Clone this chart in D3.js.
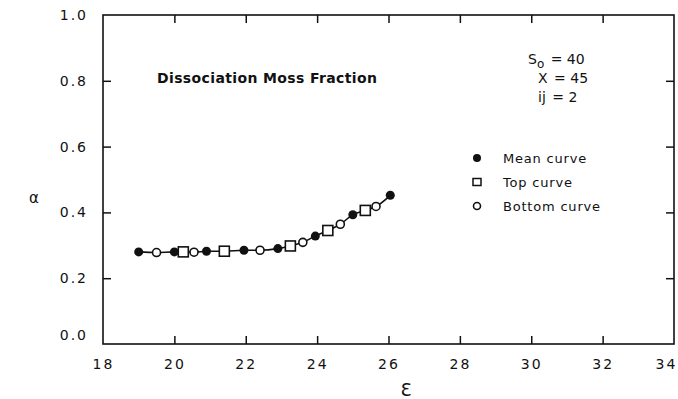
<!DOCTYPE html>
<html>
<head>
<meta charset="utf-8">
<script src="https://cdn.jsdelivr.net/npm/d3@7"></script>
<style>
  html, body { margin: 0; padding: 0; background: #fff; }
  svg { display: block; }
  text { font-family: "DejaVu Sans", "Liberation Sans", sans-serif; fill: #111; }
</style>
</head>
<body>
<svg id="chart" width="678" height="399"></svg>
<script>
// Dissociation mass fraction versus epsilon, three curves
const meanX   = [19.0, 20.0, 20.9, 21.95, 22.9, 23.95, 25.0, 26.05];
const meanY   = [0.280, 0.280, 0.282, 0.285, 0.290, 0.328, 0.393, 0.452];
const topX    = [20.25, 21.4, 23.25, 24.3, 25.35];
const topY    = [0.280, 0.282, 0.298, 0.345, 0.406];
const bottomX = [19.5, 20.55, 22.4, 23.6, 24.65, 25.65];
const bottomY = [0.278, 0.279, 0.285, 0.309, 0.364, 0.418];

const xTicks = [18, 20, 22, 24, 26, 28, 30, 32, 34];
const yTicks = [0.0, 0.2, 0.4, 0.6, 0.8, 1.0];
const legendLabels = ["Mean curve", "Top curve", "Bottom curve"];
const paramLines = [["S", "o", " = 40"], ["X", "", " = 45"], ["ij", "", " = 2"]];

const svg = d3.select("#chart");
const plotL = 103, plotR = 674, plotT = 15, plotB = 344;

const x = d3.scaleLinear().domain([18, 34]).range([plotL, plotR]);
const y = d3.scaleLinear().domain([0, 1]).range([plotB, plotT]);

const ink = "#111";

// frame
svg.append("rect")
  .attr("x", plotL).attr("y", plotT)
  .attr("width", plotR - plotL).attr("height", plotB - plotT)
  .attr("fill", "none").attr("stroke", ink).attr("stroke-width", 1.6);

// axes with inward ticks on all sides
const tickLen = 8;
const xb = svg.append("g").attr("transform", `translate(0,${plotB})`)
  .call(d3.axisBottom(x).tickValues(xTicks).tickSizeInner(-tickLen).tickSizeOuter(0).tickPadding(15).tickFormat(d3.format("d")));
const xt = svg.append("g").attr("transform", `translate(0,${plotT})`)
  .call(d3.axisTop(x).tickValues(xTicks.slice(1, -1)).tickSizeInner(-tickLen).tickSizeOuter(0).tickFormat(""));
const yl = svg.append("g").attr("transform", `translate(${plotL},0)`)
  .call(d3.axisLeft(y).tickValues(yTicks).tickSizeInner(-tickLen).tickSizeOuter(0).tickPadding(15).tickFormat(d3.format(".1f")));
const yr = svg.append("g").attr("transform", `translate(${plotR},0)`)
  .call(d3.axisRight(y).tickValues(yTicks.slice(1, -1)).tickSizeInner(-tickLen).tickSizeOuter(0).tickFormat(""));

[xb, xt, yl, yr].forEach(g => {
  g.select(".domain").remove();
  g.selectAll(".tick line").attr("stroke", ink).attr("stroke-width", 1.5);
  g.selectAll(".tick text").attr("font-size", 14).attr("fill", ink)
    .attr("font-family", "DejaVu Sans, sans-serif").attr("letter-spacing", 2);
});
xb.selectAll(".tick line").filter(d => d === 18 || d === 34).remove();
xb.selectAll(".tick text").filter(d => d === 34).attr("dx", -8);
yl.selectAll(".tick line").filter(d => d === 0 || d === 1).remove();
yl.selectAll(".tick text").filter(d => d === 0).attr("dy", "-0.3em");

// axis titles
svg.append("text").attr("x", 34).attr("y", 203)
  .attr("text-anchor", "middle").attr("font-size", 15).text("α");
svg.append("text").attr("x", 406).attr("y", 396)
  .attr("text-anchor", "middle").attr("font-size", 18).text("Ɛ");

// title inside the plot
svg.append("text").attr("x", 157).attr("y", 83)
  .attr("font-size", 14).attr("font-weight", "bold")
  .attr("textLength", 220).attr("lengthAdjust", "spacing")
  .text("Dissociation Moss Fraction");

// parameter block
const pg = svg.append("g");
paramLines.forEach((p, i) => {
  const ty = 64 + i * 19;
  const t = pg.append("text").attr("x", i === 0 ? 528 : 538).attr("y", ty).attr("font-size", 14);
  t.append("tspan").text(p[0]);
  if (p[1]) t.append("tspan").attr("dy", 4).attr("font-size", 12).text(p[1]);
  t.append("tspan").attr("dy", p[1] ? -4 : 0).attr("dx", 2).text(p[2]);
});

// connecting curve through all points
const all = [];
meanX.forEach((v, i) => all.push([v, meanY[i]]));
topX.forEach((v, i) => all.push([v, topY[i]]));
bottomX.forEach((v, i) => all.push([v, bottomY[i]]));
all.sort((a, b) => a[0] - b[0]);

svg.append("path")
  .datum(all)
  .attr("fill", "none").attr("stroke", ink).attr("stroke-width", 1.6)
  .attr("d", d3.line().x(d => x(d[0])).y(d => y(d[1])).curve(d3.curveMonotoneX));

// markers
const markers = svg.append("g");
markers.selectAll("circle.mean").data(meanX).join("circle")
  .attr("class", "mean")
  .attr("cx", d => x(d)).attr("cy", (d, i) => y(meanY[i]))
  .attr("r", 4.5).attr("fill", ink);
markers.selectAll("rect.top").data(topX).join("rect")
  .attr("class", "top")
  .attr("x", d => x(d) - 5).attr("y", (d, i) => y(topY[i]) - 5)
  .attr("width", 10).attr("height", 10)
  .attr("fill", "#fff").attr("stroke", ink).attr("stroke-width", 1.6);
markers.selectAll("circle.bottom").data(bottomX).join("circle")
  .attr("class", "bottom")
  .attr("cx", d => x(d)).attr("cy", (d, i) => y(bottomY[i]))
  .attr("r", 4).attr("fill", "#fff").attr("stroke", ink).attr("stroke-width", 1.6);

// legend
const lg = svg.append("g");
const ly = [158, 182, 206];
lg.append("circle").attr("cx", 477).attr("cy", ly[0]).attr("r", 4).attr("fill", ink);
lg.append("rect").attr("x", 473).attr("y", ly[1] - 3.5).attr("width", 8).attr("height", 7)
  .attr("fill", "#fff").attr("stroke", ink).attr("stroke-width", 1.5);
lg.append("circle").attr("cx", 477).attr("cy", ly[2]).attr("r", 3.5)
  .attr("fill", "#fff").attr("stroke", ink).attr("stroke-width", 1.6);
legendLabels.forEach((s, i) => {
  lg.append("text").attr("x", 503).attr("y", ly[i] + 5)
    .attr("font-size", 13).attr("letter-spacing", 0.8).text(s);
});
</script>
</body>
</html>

Written exercise:
From the material above, copy everything exactly but the pictures.

Result of this exercise:
Clone this chart in D3.js.
<!DOCTYPE html>
<html>
<head>
<meta charset="utf-8">
<script src="https://cdn.jsdelivr.net/npm/d3@7"></script>
<style>
  html, body { margin: 0; padding: 0; background: #fff; }
  svg { display: block; }
  text { font-family: "DejaVu Sans", "Liberation Sans", sans-serif; fill: #111; }
</style>
</head>
<body>
<svg id="chart" width="678" height="399"></svg>
<script>
// Dissociation mass fraction versus epsilon, three curves
const meanX   = [19.0, 20.0, 20.9, 21.95, 22.9, 23.95, 25.0, 26.05];
const meanY   = [0.280, 0.280, 0.282, 0.285, 0.290, 0.328, 0.393, 0.452];
const topX    = [20.25, 21.4, 23.25, 24.3, 25.35];
const topY    = [0.280, 0.282, 0.298, 0.345, 0.406];
const bottomX = [19.5, 20.55, 22.4, 23.6, 24.65, 25.65];
const bottomY = [0.278, 0.279, 0.285, 0.309, 0.364, 0.418];

const xTicks = [18, 20, 22, 24, 26, 28, 30, 32, 34];
const yTicks = [0.0, 0.2, 0.4, 0.6, 0.8, 1.0];
const legendLabels = ["Mean curve", "Top curve", "Bottom curve"];
const paramLines = [["S", "o", " = 40"], ["X", "", " = 45"], ["ij", "", " = 2"]];

const svg = d3.select("#chart");
const plotL = 103, plotR = 674, plotT = 15, plotB = 344;

const x = d3.scaleLinear().domain([18, 34]).range([plotL, plotR]);
const y = d3.scaleLinear().domain([0, 1]).range([plotB, plotT]);

const ink = "#111";

// frame
svg.append("rect")
  .attr("x", plotL).attr("y", plotT)
  .attr("width", plotR - plotL).attr("height", plotB - plotT)
  .attr("fill", "none").attr("stroke", ink).attr("stroke-width", 1.6);

// axes with inward ticks on all sides
const tickLen = 8;
const xb = svg.append("g").attr("transform", `translate(0,${plotB})`)
  .call(d3.axisBottom(x).tickValues(xTicks).tickSizeInner(-tickLen).tickSizeOuter(0).tickPadding(15).tickFormat(d3.format("d")));
const xt = svg.append("g").attr("transform", `translate(0,${plotT})`)
  .call(d3.axisTop(x).tickValues(xTicks.slice(1, -1)).tickSizeInner(-tickLen).tickSizeOuter(0).tickFormat(""));
const yl = svg.append("g").attr("transform", `translate(${plotL},0)`)
  .call(d3.axisLeft(y).tickValues(yTicks).tickSizeInner(-tickLen).tickSizeOuter(0).tickPadding(15).tickFormat(d3.format(".1f")));
const yr = svg.append("g").attr("transform", `translate(${plotR},0)`)
  .call(d3.axisRight(y).tickValues(yTicks.slice(1, -1)).tickSizeInner(-tickLen).tickSizeOuter(0).tickFormat(""));

[xb, xt, yl, yr].forEach(g => {
  g.select(".domain").remove();
  g.selectAll(".tick line").attr("stroke", ink).attr("stroke-width", 1.5);
  g.selectAll(".tick text").attr("font-size", 14).attr("fill", ink)
    .attr("font-family", "DejaVu Sans, sans-serif").attr("letter-spacing", 2);
});
xb.selectAll(".tick line").filter(d => d === 18 || d === 34).remove();
xb.selectAll(".tick text").filter(d => d === 34).attr("dx", -8);
yl.selectAll(".tick line").filter(d => d === 0 || d === 1).remove();
yl.selectAll(".tick text").filter(d => d === 0).attr("dy", "-0.3em");

// axis titles
svg.append("text").attr("x", 34).attr("y", 203)
  .attr("text-anchor", "middle").attr("font-size", 15).text("α");
svg.append("text").attr("x", 406).attr("y", 396)
  .attr("text-anchor", "middle").attr("font-size", 18).text("Ɛ");

// title inside the plot
svg.append("text").attr("x", 157).attr("y", 83)
  .attr("font-size", 14).attr("font-weight", "bold")
  .attr("textLength", 220).attr("lengthAdjust", "spacing")
  .text("Dissociation Moss Fraction");

// parameter block
const pg = svg.append("g");
paramLines.forEach((p, i) => {
  const ty = 64 + i * 19;
  const t = pg.append("text").attr("x", i === 0 ? 528 : 538).attr("y", ty).attr("font-size", 14);
  t.append("tspan").text(p[0]);
  if (p[1]) t.append("tspan").attr("dy", 4).attr("font-size", 12).text(p[1]);
  t.append("tspan").attr("dy", p[1] ? -4 : 0).attr("dx", 2).text(p[2]);
});

// connecting curve through all points
const all = [];
meanX.forEach((v, i) => all.push([v, meanY[i]]));
topX.forEach((v, i) => all.push([v, topY[i]]));
bottomX.forEach((v, i) => all.push([v, bottomY[i]]));
all.sort((a, b) => a[0] - b[0]);

svg.append("path")
  .datum(all)
  .attr("fill", "none").attr("stroke", ink).attr("stroke-width", 1.6)
  .attr("d", d3.line().x(d => x(d[0])).y(d => y(d[1])).curve(d3.curveMonotoneX));

// markers
const markers = svg.append("g");
markers.selectAll("circle.mean").data(meanX).join("circle")
  .attr("class", "mean")
  .attr("cx", d => x(d)).attr("cy", (d, i) => y(meanY[i]))
  .attr("r", 4.5).attr("fill", ink);
markers.selectAll("rect.top").data(topX).join("rect")
  .attr("class", "top")
  .attr("x", d => x(d) - 5).attr("y", (d, i) => y(topY[i]) - 5)
  .attr("width", 10).attr("height", 10)
  .attr("fill", "#fff").attr("stroke", ink).attr("stroke-width", 1.6);
markers.selectAll("circle.bottom").data(bottomX).join("circle")
  .attr("class", "bottom")
  .attr("cx", d => x(d)).attr("cy", (d, i) => y(bottomY[i]))
  .attr("r", 4).attr("fill", "#fff").attr("stroke", ink).attr("stroke-width", 1.6);

// legend
const lg = svg.append("g");
const ly = [158, 182, 206];
lg.append("circle").attr("cx", 477).attr("cy", ly[0]).attr("r", 4).attr("fill", ink);
lg.append("rect").attr("x", 473).attr("y", ly[1] - 3.5).attr("width", 8).attr("height", 7)
  .attr("fill", "#fff").attr("stroke", ink).attr("stroke-width", 1.5);
lg.append("circle").attr("cx", 477).attr("cy", ly[2]).attr("r", 3.5)
  .attr("fill", "#fff").attr("stroke", ink).attr("stroke-width", 1.6);
legendLabels.forEach((s, i) => {
  lg.append("text").attr("x", 503).attr("y", ly[i] + 5)
    .attr("font-size", 13).attr("letter-spacing", 0.8).text(s);
});
</script>
</body>
</html>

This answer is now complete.